__What you will do__
Pictures in the data below are not part of the copy; transcribe everything else exactly.

__Stored data__
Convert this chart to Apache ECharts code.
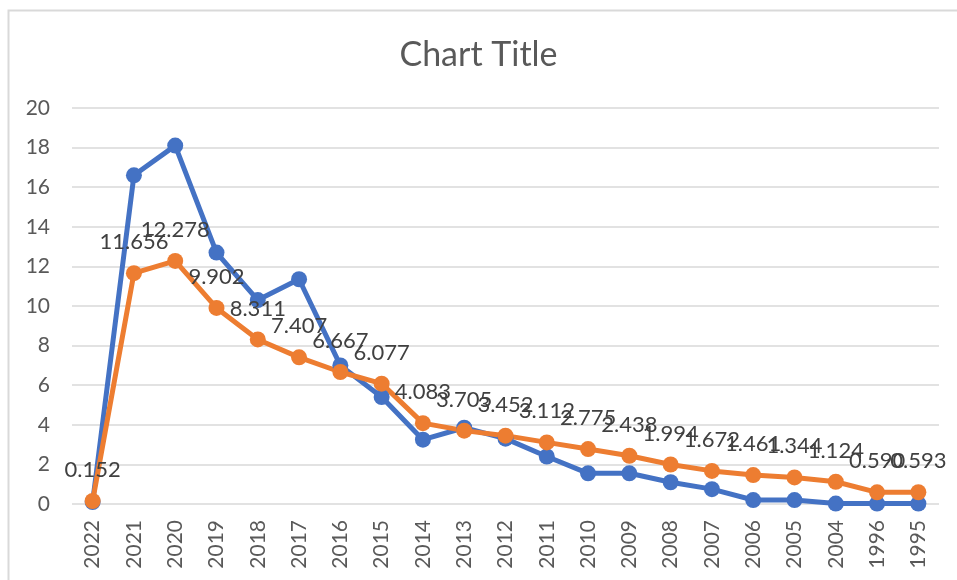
<!DOCTYPE html>
<html>
<head>
<meta charset="utf-8">
<script src="https://cdn.jsdelivr.net/npm/echarts@6/dist/echarts.min.js"></script>
<style>
  html, body { margin: 0; padding: 0; background: #fff; }
  #chart { width: 957px; height: 580px; }
</style>
</head>
<body>
<div id="chart"></div>
<script>
// categories (years, as in the sheet order)
const years = ['2022', '2021', '2020', '2019', '2018', '2017', '2016', '2015', '2014', '2013', '2012',
    '2011', '2010', '2009', '2008', '2007', '2006', '2005', '2004', '1996', '1995'];

// blue series (no labels in the source)
const seriesBlue = [0.1, 16.6, 18.1, 12.7, 10.3, 11.35, 7.0, 5.4, 3.25, 3.85, 3.3,
    2.4, 1.55, 1.55, 1.1, 0.75, 0.2, 0.2, 0.02, 0.02, 0.02];

// orange series (labelled values)
const seriesOrange = [0.152, 11.656, 12.278, 9.902, 8.311, 7.407, 6.667, 6.077, 4.083, 3.705, 3.452,
    3.112, 2.775, 2.438, 1.994, 1.672, 1.461, 1.344, 1.124, 0.590, 0.593];

// y axis ticks
const yTicks = [0, 2, 4, 6, 8, 10, 12, 14, 16, 18, 20];

const font = 'Lato, "Open Sans", sans-serif';
let chart = echarts.init(document.getElementById('chart'), null, { renderer: 'canvas' });

const option = {
    backgroundColor: '#fff',
    animation: false,
    title: {
        text: 'Chart Title',
        left: 'center',
        top: 33,
        textStyle: { fontFamily: font, fontSize: 34, fontWeight: 'normal', color: '#595959' }
    },
    // chart area border like the spreadsheet frame
    graphic: [{
        type: 'rect',
        shape: { x: 8.5, y: 10.5, width: 1000, height: 700 },
        style: { fill: 'none', stroke: '#d9d9d9', lineWidth: 2 },
        silent: true
    }],
    grid: { left: 72, right: 18, top: 108, bottom: 76 },
    xAxis: {
        type: 'category',
        data: years,
        boundaryGap: true,
        axisLine: { show: false },
        axisTick: { show: false },
        axisLabel: {
            rotate: 90,
            margin: 16,
            fontFamily: font,
            fontSize: 21,
            color: '#595959'
        }
    },
    yAxis: {
        type: 'value',
        min: yTicks[0],
        max: yTicks[yTicks.length - 1],
        interval: yTicks[1] - yTicks[0],
        axisLine: { show: false },
        axisTick: { show: false },
        splitLine: { lineStyle: { color: '#d9d9d9', width: 1.5 } },
        axisLabel: {
            margin: 22,
            fontFamily: font,
            fontSize: 21,
            color: '#595959'
        }
    },
    series: [{
        name: 'Series1',
        type: 'line',
        data: seriesBlue,
        symbol: 'circle',
        symbolSize: 16,
        lineStyle: { color: '#4472c4', width: 5 },
        itemStyle: { color: '#4472c4' }
    }, {
        name: 'Series2',
        type: 'line',
        data: seriesOrange,
        symbol: 'circle',
        symbolSize: 16,
        lineStyle: { color: '#ed7d31', width: 5 },
        itemStyle: { color: '#ed7d31' },
        label: {
            show: true,
            position: 'top',
            distance: 12,
            fontFamily: font,
            fontSize: 22,
            color: '#404040',
            formatter: function (p) { return p.value.toFixed(3); }
        },
        labelLayout: { hideOverlap: false }
    }]
};

chart.setOption(option);
</script>
</body>
</html>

__Result of this task__
Convert this chart to Apache ECharts code.
<!DOCTYPE html>
<html>
<head>
<meta charset="utf-8">
<script src="https://cdn.jsdelivr.net/npm/echarts@6/dist/echarts.min.js"></script>
<style>
  html, body { margin: 0; padding: 0; background: #fff; }
  #chart { width: 957px; height: 580px; }
</style>
</head>
<body>
<div id="chart"></div>
<script>
// categories (years, as in the sheet order)
const years = ['2022', '2021', '2020', '2019', '2018', '2017', '2016', '2015', '2014', '2013', '2012',
    '2011', '2010', '2009', '2008', '2007', '2006', '2005', '2004', '1996', '1995'];

// blue series (no labels in the source)
const seriesBlue = [0.1, 16.6, 18.1, 12.7, 10.3, 11.35, 7.0, 5.4, 3.25, 3.85, 3.3,
    2.4, 1.55, 1.55, 1.1, 0.75, 0.2, 0.2, 0.02, 0.02, 0.02];

// orange series (labelled values)
const seriesOrange = [0.152, 11.656, 12.278, 9.902, 8.311, 7.407, 6.667, 6.077, 4.083, 3.705, 3.452,
    3.112, 2.775, 2.438, 1.994, 1.672, 1.461, 1.344, 1.124, 0.590, 0.593];

// y axis ticks
const yTicks = [0, 2, 4, 6, 8, 10, 12, 14, 16, 18, 20];

const font = 'Lato, "Open Sans", sans-serif';
let chart = echarts.init(document.getElementById('chart'), null, { renderer: 'canvas' });

const option = {
    backgroundColor: '#fff',
    animation: false,
    title: {
        text: 'Chart Title',
        left: 'center',
        top: 33,
        textStyle: { fontFamily: font, fontSize: 34, fontWeight: 'normal', color: '#595959' }
    },
    // chart area border like the spreadsheet frame
    graphic: [{
        type: 'rect',
        shape: { x: 8.5, y: 10.5, width: 1000, height: 700 },
        style: { fill: 'none', stroke: '#d9d9d9', lineWidth: 2 },
        silent: true
    }],
    grid: { left: 72, right: 18, top: 108, bottom: 76 },
    xAxis: {
        type: 'category',
        data: years,
        boundaryGap: true,
        axisLine: { show: false },
        axisTick: { show: false },
        axisLabel: {
            rotate: 90,
            margin: 16,
            fontFamily: font,
            fontSize: 21,
            color: '#595959'
        }
    },
    yAxis: {
        type: 'value',
        min: yTicks[0],
        max: yTicks[yTicks.length - 1],
        interval: yTicks[1] - yTicks[0],
        axisLine: { show: false },
        axisTick: { show: false },
        splitLine: { lineStyle: { color: '#d9d9d9', width: 1.5 } },
        axisLabel: {
            margin: 22,
            fontFamily: font,
            fontSize: 21,
            color: '#595959'
        }
    },
    series: [{
        name: 'Series1',
        type: 'line',
        data: seriesBlue,
        symbol: 'circle',
        symbolSize: 16,
        lineStyle: { color: '#4472c4', width: 5 },
        itemStyle: { color: '#4472c4' }
    }, {
        name: 'Series2',
        type: 'line',
        data: seriesOrange,
        symbol: 'circle',
        symbolSize: 16,
        lineStyle: { color: '#ed7d31', width: 5 },
        itemStyle: { color: '#ed7d31' },
        label: {
            show: true,
            position: 'top',
            distance: 12,
            fontFamily: font,
            fontSize: 22,
            color: '#404040',
            formatter: function (p) { return p.value.toFixed(3); }
        },
        labelLayout: { hideOverlap: false }
    }]
};

chart.setOption(option);
</script>
</body>
</html>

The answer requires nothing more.